=== LISTING ===

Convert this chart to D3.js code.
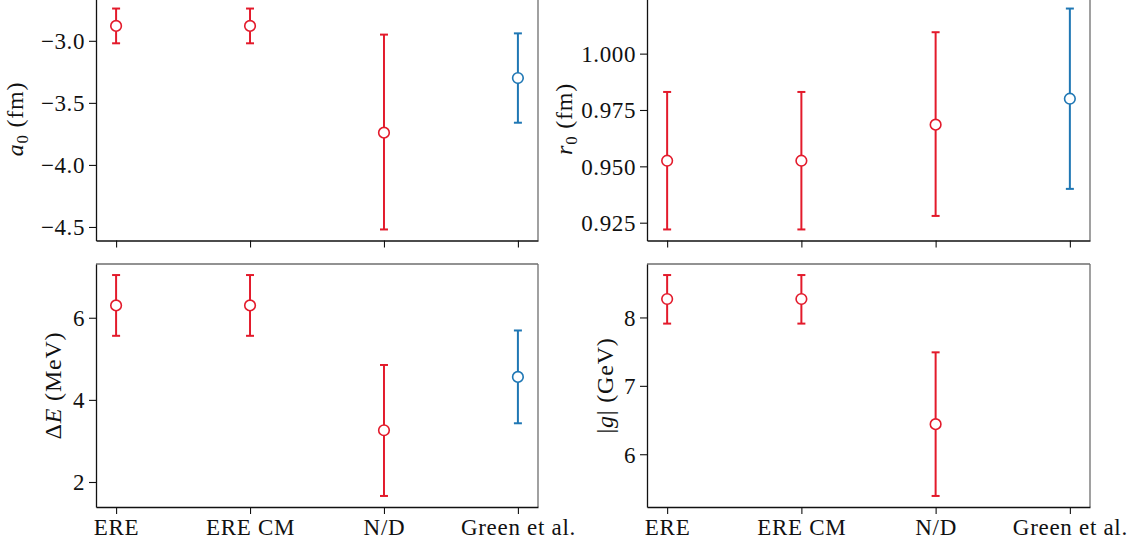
<!DOCTYPE html>
<html>
<head>
<meta charset="utf-8">
<script src="https://cdn.jsdelivr.net/npm/d3@7/dist/d3.min.js"></script>
<style>
  html, body { margin: 0; padding: 0; background: #fff; }
  svg { display: block; }
  text { font-family: "Liberation Serif", "DejaVu Serif", serif; fill: #111; }
</style>
</head>
<body>
<svg id="chart" width="1134" height="550"></svg>
<script>
// ---- data ----
const categories = ["ERE", "ERE CM", "N/D", "Green et al."];
const pointColors = ["#e31a2b", "#e31a2b", "#e31a2b", "#1f77b4"];

const a0Values  = [-2.88, -2.88, -3.74, -3.30];
const a0ErrLow  = [0.14, 0.14, 0.78, 0.36];
const a0ErrHigh = [0.14, 0.14, 0.79, 0.36];
const a0Ticks   = [-3.0, -3.5, -4.0, -4.5];

const r0Values  = [0.9525, 0.9525, 0.9685, 0.980];
const r0ErrLow  = [0.0305, 0.0305, 0.0405, 0.040];
const r0ErrHigh = [0.0305, 0.0305, 0.0410, 0.040];
const r0Ticks   = [0.925, 0.950, 0.975, 1.000];

const dEValues  = [6.30, 6.30, 3.26, 4.56];
const dEErrLow  = [0.74, 0.74, 1.60, 1.13];
const dEErrHigh = [0.74, 0.74, 1.59, 1.13];
const dETicks   = [2, 4, 6];

const gValues   = [8.27, 8.27, 6.44, null];
const gErrLow   = [0.36, 0.36, 1.05, null];
const gErrHigh  = [0.35, 0.35, 1.05, null];
const gTicks    = [6, 7, 8];

// ---- layout ----
const svg = d3.select("#chart");
const FS = 23;
const LFS = 24;
const FONT = "'Liberation Serif', serif";
const colL = [96, 538], colR = [647, 1090];
const rowT = [-2.5, 240.5], rowB = [264, 507];

function fmtMinus(s) { return s.replace("-", "\u2212"); }

const panels = [
  { x: colL, y: rowT, vals: a0Values, lo: a0ErrLow, hi: a0ErrHigh, ticks: a0Ticks,
    fmt: v => fmtMinus(d3.format(".1f")(v)), label: [["a", "italic"], ["0", "sub"], [" (fm)", "after"]], labelX: 23, showX: false },
  { x: colR, y: rowT, vals: r0Values, lo: r0ErrLow, hi: r0ErrHigh, ticks: r0Ticks,
    fmt: d3.format(".3f"), label: [["r", "italic"], ["0", "sub"], [" (fm)", "after"]], labelX: 572, showX: false },
  { x: colL, y: rowB, vals: dEValues, lo: dEErrLow, hi: dEErrHigh, ticks: dETicks,
    fmt: d3.format("d"), label: [["\u0394", ""], ["E", "italic"], [" (MeV)", ""]], labelX: 61, showX: true },
  { x: colR, y: rowB, vals: gValues, lo: gErrLow, hi: gErrHigh, ticks: gTicks,
    fmt: d3.format("d"), label: [["|", ""], ["g", "italic"], ["| (GeV)", ""]], labelX: 613, showX: true }
];

panels.forEach(p => {
  const idx = d3.range(categories.length);
  const x = d3.scaleLinear().domain([-0.15, categories.length - 1 + 0.15]).range(p.x);

  const pts = idx.filter(i => p.vals[i] != null).map(i => ({
    i, v: p.vals[i], lo: p.vals[i] - p.lo[i], hi: p.vals[i] + p.hi[i], c: pointColors[i]
  }));
  const mn = d3.min(pts, d => d.lo), mx = d3.max(pts, d => d.hi);
  const pad = (mx - mn) * 0.05;
  const y = d3.scaleLinear().domain([mn - pad, mx + pad]).range([p.y[1], p.y[0]]);

  const g = svg.append("g");

  // spines (top/right grey)
  g.append("line").attr("x1", p.x[0]).attr("x2", p.x[1]).attr("y1", p.y[0]).attr("y2", p.y[0])
    .attr("stroke", "#6e6e6e").attr("stroke-width", 1.3);
  g.append("line").attr("x1", p.x[1]).attr("x2", p.x[1]).attr("y1", p.y[0]).attr("y2", p.y[1])
    .attr("stroke", "#6e6e6e").attr("stroke-width", 1.3);

  // y axis
  const yAxis = d3.axisLeft(y).tickValues(p.ticks).tickFormat(p.fmt).tickSizeOuter(0).tickSizeInner(7).tickPadding(4);
  const ya = g.append("g").attr("transform", `translate(${p.x[0]},0)`).call(yAxis);
  ya.attr("font-family", null).attr("font-size", null);
  ya.select(".domain").attr("stroke", "#111").attr("stroke-width", 1.3);
  ya.selectAll(".tick line").attr("stroke", "#111").attr("stroke-width", 1.1);
  ya.selectAll(".tick text").style("font-family", FONT).style("font-size", FS + "px")
    .style("letter-spacing", "0.6px").attr("fill", "#222").attr("dy", "0.34em");

  // x axis
  const xAxis = d3.axisBottom(x).tickValues(idx).tickFormat(i => p.showX ? categories[i] : "")
    .tickSizeOuter(0).tickSizeInner(7).tickPadding(5);
  const xa = g.append("g").attr("transform", `translate(0,${p.y[1]})`).call(xAxis);
  xa.attr("font-family", null).attr("font-size", null);
  xa.select(".domain").attr("stroke", "#111").attr("stroke-width", 1.3);
  xa.selectAll(".tick line").attr("stroke", "#111").attr("stroke-width", 1.1);
  xa.selectAll(".tick text").style("font-family", FONT).style("font-size", FS + "px")
    .style("letter-spacing", "0.7px").attr("fill", "#222");

  // error bars
  const eb = g.append("g").selectAll("g").data(pts).join("g");
  eb.append("line").attr("x1", d => x(d.i)).attr("x2", d => x(d.i))
    .attr("y1", d => y(d.lo)).attr("y2", d => y(d.hi))
    .attr("stroke", d => d.c).attr("stroke-width", 2);
  eb.append("line").attr("x1", d => x(d.i) - 4).attr("x2", d => x(d.i) + 4)
    .attr("y1", d => y(d.lo)).attr("y2", d => y(d.lo))
    .attr("stroke", d => d.c).attr("stroke-width", 2);
  eb.append("line").attr("x1", d => x(d.i) - 4).attr("x2", d => x(d.i) + 4)
    .attr("y1", d => y(d.hi)).attr("y2", d => y(d.hi))
    .attr("stroke", d => d.c).attr("stroke-width", 2);
  eb.append("circle").attr("cx", d => x(d.i)).attr("cy", d => y(d.v)).attr("r", 5.3)
    .attr("fill", "#fff").attr("stroke", d => d.c).attr("stroke-width", 1.6);

  // y label (baseline anchored)
  const cy = (p.y[0] + p.y[1]) / 2;
  const t = g.append("text").attr("transform", `translate(${p.labelX},${cy}) rotate(-90)`)
    .attr("text-anchor", "middle")
    .style("font-family", FONT).style("font-size", LFS + "px").style("letter-spacing", "0.8px").attr("fill", "#222");
  p.label.forEach(([s, kind]) => {
    const ts = t.append("tspan").text(s);
    if (kind === "italic") ts.style("font-style", "italic");
    if (kind === "sub") ts.style("font-size", (LFS * 0.7) + "px").attr("dy", "0.3em");
    if (kind === "after") ts.attr("dy", "-0.21em");
  });
});
</script>
</body>
</html>
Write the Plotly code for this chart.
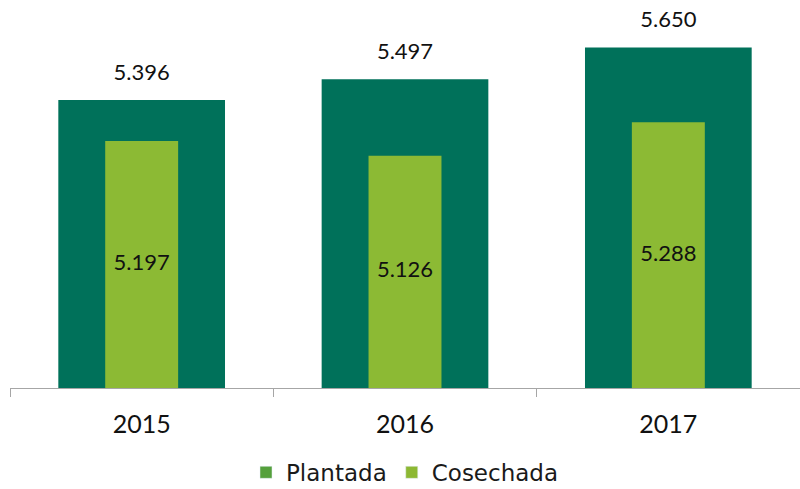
import plotly.graph_objects as go

# Superficie por campaña (miles de ha)
years = ["2015", "2016", "2017"]
plantada = [5396, 5497, 5650]
cosechada = [5197, 5126, 5288]

Y_MIN, Y_MAX = 4000, 5842

DARK = "#00715A"
LIGHT = "#8CBA34"
FONT = "Lato"


def fmt(v):
    return f"{v:,}".replace(",", ".")


fig = go.Figure()

fig.add_trace(go.Bar(
    x=years, y=plantada, name="Plantada", width=0.633,
    marker=dict(color=DARK, line=dict(width=0)),
    showlegend=False, hoverinfo="skip",
))
fig.add_trace(go.Bar(
    x=years, y=cosechada, name="Cosechada", width=0.277,
    marker=dict(color=LIGHT, line=dict(width=0)),
    showlegend=False, hoverinfo="skip",
))

# Value labels above the wide bars
fig.add_trace(go.Scatter(
    x=years, y=plantada, mode="markers+text",
    text=[fmt(v) for v in plantada], textposition="top center",
    marker=dict(size=22, color="rgba(0,0,0,0)"),
    textfont=dict(family=FONT, size=22, color="#111111"),
    showlegend=False, hoverinfo="skip",
))

# Value labels centred in the visible part of the narrow bars
fig.add_trace(go.Scatter(
    x=years, y=[(Y_MIN + v) / 2 for v in cosechada], mode="text",
    text=[fmt(v) for v in cosechada], textposition="middle center",
    textfont=dict(family=FONT, size=22, color="#111111"),
    showlegend=False, hoverinfo="skip",
))

# Legend entries
fig.add_trace(go.Bar(x=[None], y=[None], name="Plantada",
                     marker=dict(color="#55A03C")))
fig.add_trace(go.Bar(x=[None], y=[None], name="Cosechada",
                     marker=dict(color="#8DB833")))

fig.update_layout(
    width=800, height=489,
    margin=dict(l=10, r=0, t=8, b=101, autoexpand=False),
    barmode="overlay",
    paper_bgcolor="white", plot_bgcolor="white",
    font=dict(family=FONT, color="#111111"),
    legend=dict(
        orientation="h", x=0.5, xanchor="center",
        yref="container", y=0.034, yanchor="middle",
        font=dict(family="DejaVu Sans", size=23, color="#1a1a1a"),
        traceorder="normal", tracegroupgap=0,
    ),
    xaxis=dict(
        type="category", range=[-0.5, 2.5],
        showline=True, linecolor="#A6A6A6", linewidth=1,
        ticks="outside", tickson="boundaries", ticklen=8, tickcolor="#A6A6A6",
        tickfont=dict(family=FONT, size=25, color="#111111"),
        ticklabelstandoff=14,
        showgrid=False, zeroline=False, automargin=False,
    ),
    yaxis=dict(
        range=[Y_MIN, Y_MAX], visible=False, showgrid=False, zeroline=False,
    ),
)

fig.write_html("out.html")
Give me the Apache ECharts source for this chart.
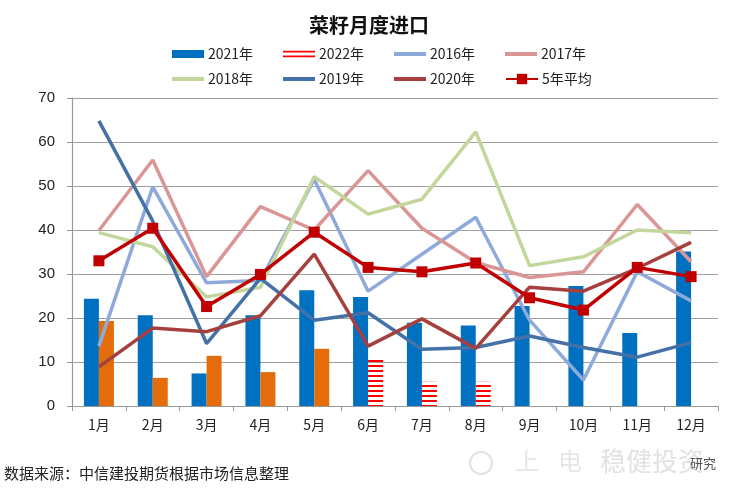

===

■ **WHAT THE TASK REQUIRES**
Look through the data above. Copy every line with the string "this" in it.

■ **ANSWER IN FULL**
Convert this chart to D3.js code.
Write the Plotly code for this chart.
Give me the Apache ECharts source for this chart.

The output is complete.